Cannes jury members
Snapshots of the jury members who will anoint Cannes' Competition winners.
A top studio director, Burton arrives in Cannes on the heels of his biggest boxoffice success, "Alice in Wonderland." But that doesn't mean he'll automatically favor mainstream films. Like his friend Johnny Depp, Burton has an affinity for outsider art and could be the wild card in deciding this year's Palme d'Or winner.
As head of the Venice Film Festival from 1999-2001, Barbera opened the event to the East, and all three Golden Lion winners under his tenure notably were for Asian films: Zhang Yimou's "Not One Less," Jafar Panahi's "The Circle" and Mira Nair's "Monsoon Wedding." Still, he's also head of Italy's National Film Museum in Turin and knows film history inside out.
Brit actress Beckinsale may seem to be a sop to Hollywood, given her mainstream credits in such films as "Pearl Harbor," "Van Helsing" and the "Underworld" franchise, but she also has deep roots in acting and her father, the late Richard Beckinsale, was one of the best. Look for her to veer toward actor-friendly features.
The token Frenchman on this year's jury, writer-director Carrere is a former movie critic who provides a link between film and the literary world. His big themes--in films like his 2005 feature debut, "La moustache," or his recent novel "Un Roman russe"--are madness and obsession. That could help more literary submissions and play against Burton's visual orientation.
Del Toro was on the receiving end in Cannes two years ago, when he took best actor as the iconic Cuban revolutionary in Stephen Soderbergh's "Che." Despite his arthouse cred, Del Toro is solidly in the Hollywood stable--whether as "TheWolfman" in Universal's recent remake or as Moe in the Farrellys' upcoming "Three Stooges" film.

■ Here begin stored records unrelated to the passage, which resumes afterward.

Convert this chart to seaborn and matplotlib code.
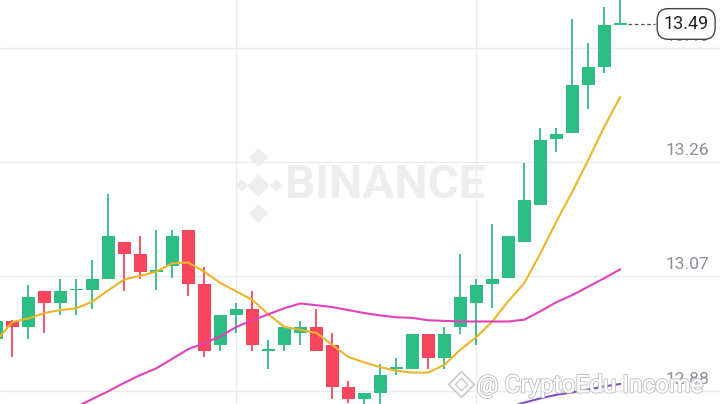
import numpy as np
import pandas as pd
import seaborn as sns
import matplotlib.pyplot as plt
import matplotlib.patheffects as pe
from matplotlib import transforms

sns.set_theme(style="white")
plt.rcParams["font.family"] = ["Roboto", "DejaVu Sans"]

# 蜡烛数据 (最左边一根只露出一部分)
idx = list(range(-1, 39))
opens = [12.966, 12.996, 12.986, 13.046, 13.026, 13.047, 13.047, 13.066, 13.127, 13.107,
         13.077, 13.087, 13.147, 13.057, 12.956, 13.006, 13.016, 12.946, 12.956, 12.976,
         12.986, 12.956, 12.886, 12.866, 12.876, 12.916, 12.916, 12.975, 12.935, 12.986,
         13.026, 13.057, 13.067, 13.127, 13.188, 13.299, 13.308, 13.388, 13.419, 13.489]
highs = [12.996, 12.997, 13.056, 13.046, 13.066, 13.066, 13.097, 13.207, 13.127, 13.137,
         13.147, 13.147, 13.147, 13.086, 13.006, 13.026, 13.046, 12.965, 12.986, 12.996,
         13.016, 12.976, 12.896, 12.876, 12.925, 12.935, 12.975, 12.975, 12.985, 13.107,
         13.066, 13.157, 13.137, 13.258, 13.317, 13.317, 13.498, 13.458, 13.519, 13.540]
lows = [12.966, 12.936, 12.966, 12.976, 13.006, 13.006, 13.016, 13.066, 13.046, 13.066,
        13.047, 13.067, 13.037, 12.936, 12.946, 12.976, 12.946, 12.916, 12.946, 12.956,
        12.946, 12.866, 12.859, 12.854, 12.858, 12.906, 12.916, 12.916, 12.916, 12.975,
        12.956, 13.017, 13.067, 13.127, 13.188, 13.277, 13.308, 13.349, 13.409, 13.489]
closes = [12.996, 12.986, 13.036, 13.026, 13.046, 13.049, 13.066, 13.137, 13.107, 13.077,
          13.080, 13.137, 13.057, 12.946, 13.006, 13.016, 12.956, 12.949, 12.986, 12.986,
          12.946, 12.886, 12.866, 12.876, 12.906, 12.918, 12.975, 12.935, 12.975, 13.036,
          13.056, 13.066, 13.137, 13.197, 13.297, 13.307, 13.388, 13.418, 13.489, 13.490]

# 均线
ma7 = [12.963, 12.994, 13.000, 13.009, 13.014, 13.017, 13.028, 13.047, 13.065, 13.071,
       13.078, 13.092, 13.093, 13.078, 13.059, 13.045, 13.031, 13.007, 12.986, 12.981,
       12.976, 12.956, 12.936, 12.927, 12.919, 12.913, 12.910, 12.910, 12.923, 12.948,
       12.969, 12.995, 13.029, 13.059, 13.108, 13.161, 13.211, 13.264, 13.319, 13.369]
ma25 = [np.nan, np.nan, np.nan, np.nan, 12.839, 12.853, 12.866, 12.879, 12.893, 12.906,
        12.917, 12.933, 12.949, 12.959, 12.970, 12.986, 12.997, 13.007, 13.017, 13.025,
        13.022, 13.019, 13.014, 13.009, 13.005, 13.002, 13.001, 12.997, 12.996, 12.995,
        12.995, 12.995, 12.995, 12.998, 13.012, 13.027, 13.039, 13.053, 13.067, 13.082]
ma99 = [np.nan] * 32 + [12.852, 12.860, 12.867, 12.873, 12.877, 12.882, 12.887, 12.891]

grid_prices = [13.45, 13.26, 13.07, 12.88]
grid_labels = ["13.45", "13.26", "13.07", "12.88"]
grid_x = [14, 29]
last_price = 13.49
last_label = "13.49"

up_color = "#2ebd85"
down_color = "#f6465d"

df = pd.DataFrame({"i": idx, "open": opens, "high": highs, "low": lows, "close": closes,
                   "ma7": ma7, "ma25": ma25, "ma99": ma99})
df["up"] = df["close"] >= df["open"]
df["color"] = np.where(df["up"], up_color, down_color)
df["body_low"] = df[["open", "close"]].min(axis=1)
df["body_h"] = (df["close"] - df["open"]).abs().clip(lower=0.0025)

fig = plt.figure(figsize=(7.2, 4.04), dpi=100)
ax = fig.add_axes([0, 0, 1, 1])
ax.set_facecolor("white")

# 网格
for g in grid_prices:
    ax.axhline(g, color="#ebebeb", lw=1, zorder=0)
for g in grid_x:
    ax.axvline(g, color="#ebebeb", lw=1, zorder=0)

# 水印 BINANCE
ax.text(0.535, 0.542, "BINANCE", transform=ax.transAxes, fontsize=34, fontweight="bold",
        color="#eceef0", ha="center", va="center", zorder=0.5)
lx, ly = 0.359, 0.542
ax.scatter([lx], [ly], marker="D", s=110, color="#eceef0", transform=ax.transAxes, zorder=0.5)
ax.scatter([lx - 0.024, lx + 0.024], [ly, ly], marker="D", s=30, color="#eceef0",
           transform=ax.transAxes, zorder=0.5)
ax.scatter([lx, lx], [ly + 0.07, ly - 0.07], marker="D", s=75, color="#eceef0",
           transform=ax.transAxes, zorder=0.5)

# 蜡烛
ax.vlines(df["i"], df["low"], df["high"], color=df["color"], lw=1.3, zorder=2)
ax.bar(df["i"], df["body_h"], bottom=df["body_low"], width=0.83, color=df["color"],
       linewidth=0, zorder=3)

# 均线
sns.lineplot(data=df, x="i", y="ma7", color="#ecb52a", lw=1.5, ax=ax, zorder=4)
sns.lineplot(data=df, x="i", y="ma25", color="#e043b8", lw=1.5, ax=ax, zorder=4)
sns.lineplot(data=df, x="i", y="ma99", color="#7e52c4", lw=1.5, ax=ax, zorder=4)

ax.set_xlim(-0.77, 44.23)
ax.set_ylim(12.8577, 13.5299)
ax.set_xticks([])
ax.set_yticks([])
ax.set_xlabel("")
ax.set_ylabel("")
for s in ax.spines.values():
    s.set_visible(False)

# 右侧价格刻度
trans = transforms.blended_transform_factory(ax.transAxes, ax.transData)
for p, lab in zip(grid_prices, grid_labels):
    ax.annotate(lab, xy=(0.985, p), xycoords=trans, xytext=(0, 4), textcoords="offset pixels",
                ha="right", va="bottom", fontsize=12.5, color="#8a8f98", zorder=5)

# 当前价
ax.plot([0.872, 0.91], [last_price, last_price], transform=trans, color="#555555",
        lw=0.9, ls=(0, (3, 2)), zorder=5)
ax.text(0.953, last_price, last_label, transform=trans, ha="center", va="center",
        fontsize=13, color="#222222", zorder=6,
        bbox=dict(boxstyle="round,pad=0.35,rounding_size=0.6", fc="white", ec="#444444", lw=1))

# 底部水印
wm = ax.text(0.662, 0.045, "@ CryptoEdu Income", transform=ax.transAxes, ha="left",
             va="center", fontsize=17.5, color="white", zorder=7)
wm.set_path_effects([pe.withStroke(linewidth=1.6, foreground="#c4c4c4"), pe.Normal()])
ax.scatter([0.64], [0.05], marker="D", s=170, facecolor="white", edgecolor="#c8c8c8",
           lw=1.2, transform=ax.transAxes, zorder=7)
ax.scatter([0.64], [0.05], marker="D", s=40, facecolor="white", edgecolor="#c8c8c8",
           lw=1.0, transform=ax.transAxes, zorder=7)

fig.savefig("out.png", dpi=100)
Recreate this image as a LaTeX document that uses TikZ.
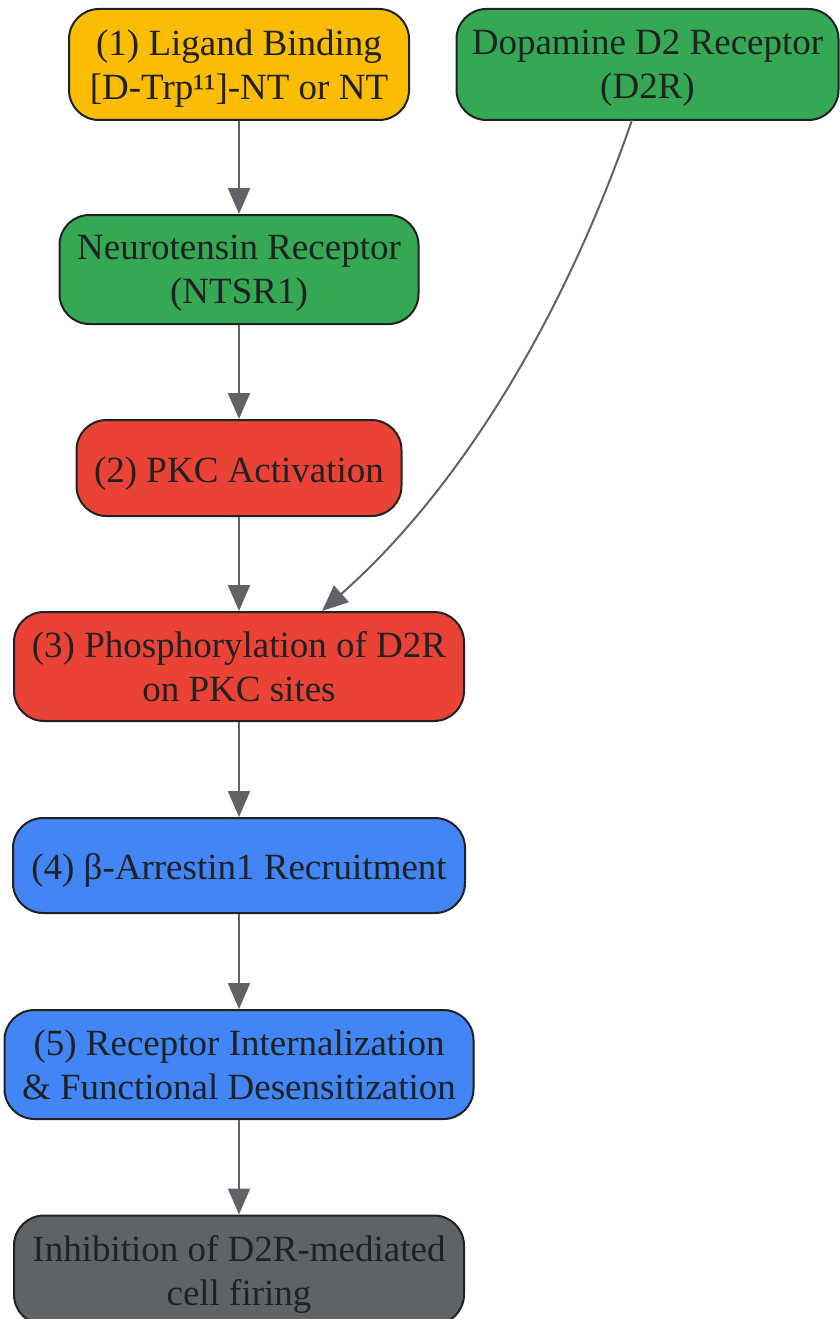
\documentclass[tikz,border=0pt]{standalone}
\usepackage{fontspec}
\setmainfont{Liberation Serif}
\usetikzlibrary{arrows.meta}
\definecolor{cyel}{HTML}{FBBC04}
\definecolor{cgrn}{HTML}{34A853}
\definecolor{cred}{HTML}{EA4335}
\definecolor{cblu}{HTML}{4285F4}
\definecolor{cgry}{HTML}{5F6368}
\definecolor{ctxt}{HTML}{202124}
\definecolor{cline}{HTML}{5F6368}
\tikzset{
  box/.style={draw=ctxt, line width=2pt, rounded corners=30pt, align=center,
    text=ctxt, inner sep=0pt, font=\fontsize{37}{44}\selectfont},
  onebox/.style={box,
    execute at begin node={\rule{0pt}{38pt}},
    execute at end node={\rule[-10pt]{0pt}{0pt}}},
  twobox/.style={box, text depth=0pt},
  conn/.style={draw=cline, line width=2pt, -{Triangle[length=26pt,width=22pt]}},
}
\begin{document}
\begin{tikzpicture}[x=1pt,y=-1pt]
\useasboundingbox (0,0) rectangle (839,1319);
\node[twobox, fill=cyel, minimum width=340pt, minimum height=111pt] (lig) at (239,64.5) {(1) Ligand Binding\\{[}D-Trp¹¹]-NT or NT};
\node[twobox, fill=cgrn, minimum width=382pt, minimum height=111pt] (d2r) at (647.5,64.5) {Dopamine D2 Receptor\\(D2R)};
\node[twobox, fill=cgrn, minimum width=359pt, minimum height=109pt] (nts) at (239,269.5) {Neurotensin Receptor\\(NTSR1)};
\node[onebox, fill=cred, minimum width=325pt, minimum height=96pt] (pkc) at (239,468) {(2) PKC Activation};
\node[twobox, fill=cred, minimum width=450pt, minimum height=109pt] (pho) at (239,666.5) {(3) Phosphorylation of D2R\\on PKC sites};
\node[onebox, fill=cblu, minimum width=452pt, minimum height=95pt] (arr) at (239,865.5) {(4) β-Arrestin1 Recruitment};
\node[twobox, fill=cblu, minimum width=469pt, minimum height=109pt] (int) at (239,1064.5) {(5) Receptor Internalization\\\& Functional Desensitization};
\node[twobox, fill=cgry, minimum width=450pt, minimum height=109pt] (inh) at (239,1270) {Inhibition of D2R-mediated\\cell firing};
\coordinate (d2rout) at (632,120);
\coordinate (phoin) at (322,611);
\draw[conn] (lig) -- (nts);
\draw[conn] (nts) -- (pkc);
\draw[conn] (pkc) -- (pho);
\draw[conn] (pho) -- (arr);
\draw[conn] (arr) -- (int);
\draw[conn] (int) -- (inh);
\draw[conn] (d2rout) .. controls (570,300) and (470,480) .. (phoin);
\end{tikzpicture}
\end{document}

With just three features in his decades-long career, director Erice makes Terrence Malick look downright prolific. But the trio--"The Spirit of the Beehive" (1973), "El Sur" (1983) and "The Dream of Light" (1992)--have been enough to establish him as one of Spain's greatest filmmakers. An artist to the core, Erice will likely favor real auteur work versus solid professionalism.
Bollywood meets Hollywood in the person of director producer Kapur. His features "Elizabeth" (1998) and "Elizabeth: The Golden Age" (2007) made Cate Blanchett a star and got Kapur noticed stateside. His latest project, "Paani," is set to bridge the Holly-Bollywood divide. Kapur wrote and directed the sci-fi feature, with Barrie Osborne ("The Lord of the Rings") and new age guru Deepak Chopra producing.
Italian darling Mezzogiorno has made a career in that very European genre, the politically tinged period piece. She won an Italian Golden Globe for her performance as Mussolini's secret lover in "Vincere" and also starred in Mike Newell's "Life in the Time of Cholera." But Mezzogiorno is not averse to the modern world--as seen in her gripping performances in the Oscar-nominated "Don't Tell" (2005) and Cannes Competition entry "Palermo Shooting" (2008).Like Beckinsale, expect her to favor actor-oriented pics.